_DATASET CONTENT_:

BEGIN

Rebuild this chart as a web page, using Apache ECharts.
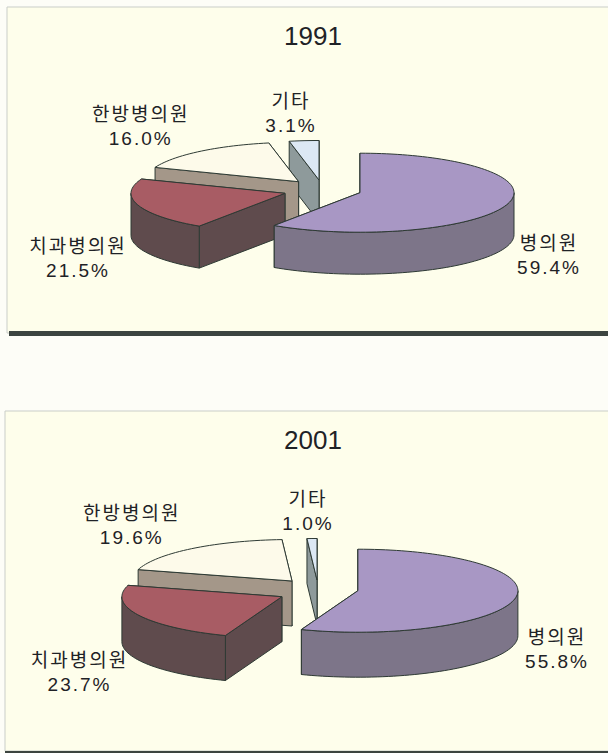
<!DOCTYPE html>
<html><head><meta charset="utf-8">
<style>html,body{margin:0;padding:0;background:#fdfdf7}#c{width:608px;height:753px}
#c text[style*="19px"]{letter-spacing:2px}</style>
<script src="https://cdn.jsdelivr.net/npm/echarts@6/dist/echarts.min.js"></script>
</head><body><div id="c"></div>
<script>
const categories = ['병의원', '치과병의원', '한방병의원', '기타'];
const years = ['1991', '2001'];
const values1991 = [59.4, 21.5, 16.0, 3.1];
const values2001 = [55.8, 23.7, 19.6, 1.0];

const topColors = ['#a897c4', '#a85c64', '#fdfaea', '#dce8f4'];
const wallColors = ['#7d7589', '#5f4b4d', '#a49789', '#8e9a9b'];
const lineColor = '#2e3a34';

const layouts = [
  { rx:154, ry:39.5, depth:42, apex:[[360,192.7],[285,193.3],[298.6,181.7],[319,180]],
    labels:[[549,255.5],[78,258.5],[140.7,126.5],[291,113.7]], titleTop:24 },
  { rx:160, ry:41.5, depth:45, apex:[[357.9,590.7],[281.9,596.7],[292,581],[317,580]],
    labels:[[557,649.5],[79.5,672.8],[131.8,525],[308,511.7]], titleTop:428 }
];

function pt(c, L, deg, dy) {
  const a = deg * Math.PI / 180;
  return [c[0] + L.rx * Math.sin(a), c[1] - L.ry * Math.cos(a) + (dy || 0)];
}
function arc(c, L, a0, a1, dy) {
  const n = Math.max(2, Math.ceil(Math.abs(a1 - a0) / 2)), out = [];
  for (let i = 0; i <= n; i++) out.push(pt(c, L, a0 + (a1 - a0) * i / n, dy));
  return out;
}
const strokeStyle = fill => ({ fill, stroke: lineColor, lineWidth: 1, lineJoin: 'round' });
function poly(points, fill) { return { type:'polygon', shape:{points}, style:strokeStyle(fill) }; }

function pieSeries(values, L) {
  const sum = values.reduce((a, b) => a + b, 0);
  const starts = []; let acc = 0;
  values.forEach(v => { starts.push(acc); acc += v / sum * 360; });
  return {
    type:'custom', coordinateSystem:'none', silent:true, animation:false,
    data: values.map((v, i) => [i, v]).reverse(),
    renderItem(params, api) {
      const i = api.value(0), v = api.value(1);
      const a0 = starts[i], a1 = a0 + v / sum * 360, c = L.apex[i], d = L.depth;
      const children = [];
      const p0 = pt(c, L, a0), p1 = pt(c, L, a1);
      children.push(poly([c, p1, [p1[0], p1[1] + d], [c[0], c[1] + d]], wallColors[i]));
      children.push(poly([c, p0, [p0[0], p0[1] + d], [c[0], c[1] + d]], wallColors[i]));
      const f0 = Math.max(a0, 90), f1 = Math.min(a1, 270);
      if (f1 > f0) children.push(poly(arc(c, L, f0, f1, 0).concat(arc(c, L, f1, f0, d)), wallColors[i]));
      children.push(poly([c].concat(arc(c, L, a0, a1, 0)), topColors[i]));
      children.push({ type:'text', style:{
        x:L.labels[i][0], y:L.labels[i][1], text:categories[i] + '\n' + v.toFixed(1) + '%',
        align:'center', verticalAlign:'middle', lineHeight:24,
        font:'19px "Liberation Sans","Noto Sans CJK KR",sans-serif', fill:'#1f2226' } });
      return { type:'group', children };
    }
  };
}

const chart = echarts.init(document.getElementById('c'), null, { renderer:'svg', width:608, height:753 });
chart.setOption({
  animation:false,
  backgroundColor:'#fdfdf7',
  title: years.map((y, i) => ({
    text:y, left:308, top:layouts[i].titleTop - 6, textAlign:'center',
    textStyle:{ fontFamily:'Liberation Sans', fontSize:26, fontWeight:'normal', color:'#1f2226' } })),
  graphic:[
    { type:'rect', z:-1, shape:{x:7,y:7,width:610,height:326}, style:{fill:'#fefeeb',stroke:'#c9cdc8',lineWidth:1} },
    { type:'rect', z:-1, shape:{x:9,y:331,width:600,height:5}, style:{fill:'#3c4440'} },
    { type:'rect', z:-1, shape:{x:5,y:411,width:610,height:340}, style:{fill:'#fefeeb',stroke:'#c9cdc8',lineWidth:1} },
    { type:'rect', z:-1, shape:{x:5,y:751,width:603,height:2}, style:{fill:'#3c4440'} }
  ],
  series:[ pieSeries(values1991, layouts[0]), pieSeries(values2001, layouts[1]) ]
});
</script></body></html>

END

_WORK TO COMPLETE_:
Copy each line in full and exactly, omitting any picture.

_EXPECTED ANSWER_:
Rebuild this chart as a web page, using Apache ECharts.
<!DOCTYPE html>
<html><head><meta charset="utf-8">
<style>html,body{margin:0;padding:0;background:#fdfdf7}#c{width:608px;height:753px}
#c text[style*="19px"]{letter-spacing:2px}</style>
<script src="https://cdn.jsdelivr.net/npm/echarts@6/dist/echarts.min.js"></script>
</head><body><div id="c"></div>
<script>
const categories = ['병의원', '치과병의원', '한방병의원', '기타'];
const years = ['1991', '2001'];
const values1991 = [59.4, 21.5, 16.0, 3.1];
const values2001 = [55.8, 23.7, 19.6, 1.0];

const topColors = ['#a897c4', '#a85c64', '#fdfaea', '#dce8f4'];
const wallColors = ['#7d7589', '#5f4b4d', '#a49789', '#8e9a9b'];
const lineColor = '#2e3a34';

const layouts = [
  { rx:154, ry:39.5, depth:42, apex:[[360,192.7],[285,193.3],[298.6,181.7],[319,180]],
    labels:[[549,255.5],[78,258.5],[140.7,126.5],[291,113.7]], titleTop:24 },
  { rx:160, ry:41.5, depth:45, apex:[[357.9,590.7],[281.9,596.7],[292,581],[317,580]],
    labels:[[557,649.5],[79.5,672.8],[131.8,525],[308,511.7]], titleTop:428 }
];

function pt(c, L, deg, dy) {
  const a = deg * Math.PI / 180;
  return [c[0] + L.rx * Math.sin(a), c[1] - L.ry * Math.cos(a) + (dy || 0)];
}
function arc(c, L, a0, a1, dy) {
  const n = Math.max(2, Math.ceil(Math.abs(a1 - a0) / 2)), out = [];
  for (let i = 0; i <= n; i++) out.push(pt(c, L, a0 + (a1 - a0) * i / n, dy));
  return out;
}
const strokeStyle = fill => ({ fill, stroke: lineColor, lineWidth: 1, lineJoin: 'round' });
function poly(points, fill) { return { type:'polygon', shape:{points}, style:strokeStyle(fill) }; }

function pieSeries(values, L) {
  const sum = values.reduce((a, b) => a + b, 0);
  const starts = []; let acc = 0;
  values.forEach(v => { starts.push(acc); acc += v / sum * 360; });
  return {
    type:'custom', coordinateSystem:'none', silent:true, animation:false,
    data: values.map((v, i) => [i, v]).reverse(),
    renderItem(params, api) {
      const i = api.value(0), v = api.value(1);
      const a0 = starts[i], a1 = a0 + v / sum * 360, c = L.apex[i], d = L.depth;
      const children = [];
      const p0 = pt(c, L, a0), p1 = pt(c, L, a1);
      children.push(poly([c, p1, [p1[0], p1[1] + d], [c[0], c[1] + d]], wallColors[i]));
      children.push(poly([c, p0, [p0[0], p0[1] + d], [c[0], c[1] + d]], wallColors[i]));
      const f0 = Math.max(a0, 90), f1 = Math.min(a1, 270);
      if (f1 > f0) children.push(poly(arc(c, L, f0, f1, 0).concat(arc(c, L, f1, f0, d)), wallColors[i]));
      children.push(poly([c].concat(arc(c, L, a0, a1, 0)), topColors[i]));
      children.push({ type:'text', style:{
        x:L.labels[i][0], y:L.labels[i][1], text:categories[i] + '\n' + v.toFixed(1) + '%',
        align:'center', verticalAlign:'middle', lineHeight:24,
        font:'19px "Liberation Sans","Noto Sans CJK KR",sans-serif', fill:'#1f2226' } });
      return { type:'group', children };
    }
  };
}

const chart = echarts.init(document.getElementById('c'), null, { renderer:'svg', width:608, height:753 });
chart.setOption({
  animation:false,
  backgroundColor:'#fdfdf7',
  title: years.map((y, i) => ({
    text:y, left:308, top:layouts[i].titleTop - 6, textAlign:'center',
    textStyle:{ fontFamily:'Liberation Sans', fontSize:26, fontWeight:'normal', color:'#1f2226' } })),
  graphic:[
    { type:'rect', z:-1, shape:{x:7,y:7,width:610,height:326}, style:{fill:'#fefeeb',stroke:'#c9cdc8',lineWidth:1} },
    { type:'rect', z:-1, shape:{x:9,y:331,width:600,height:5}, style:{fill:'#3c4440'} },
    { type:'rect', z:-1, shape:{x:5,y:411,width:610,height:340}, style:{fill:'#fefeeb',stroke:'#c9cdc8',lineWidth:1} },
    { type:'rect', z:-1, shape:{x:5,y:751,width:603,height:2}, style:{fill:'#3c4440'} }
  ],
  series:[ pieSeries(values1991, layouts[0]), pieSeries(values2001, layouts[1]) ]
});
</script></body></html>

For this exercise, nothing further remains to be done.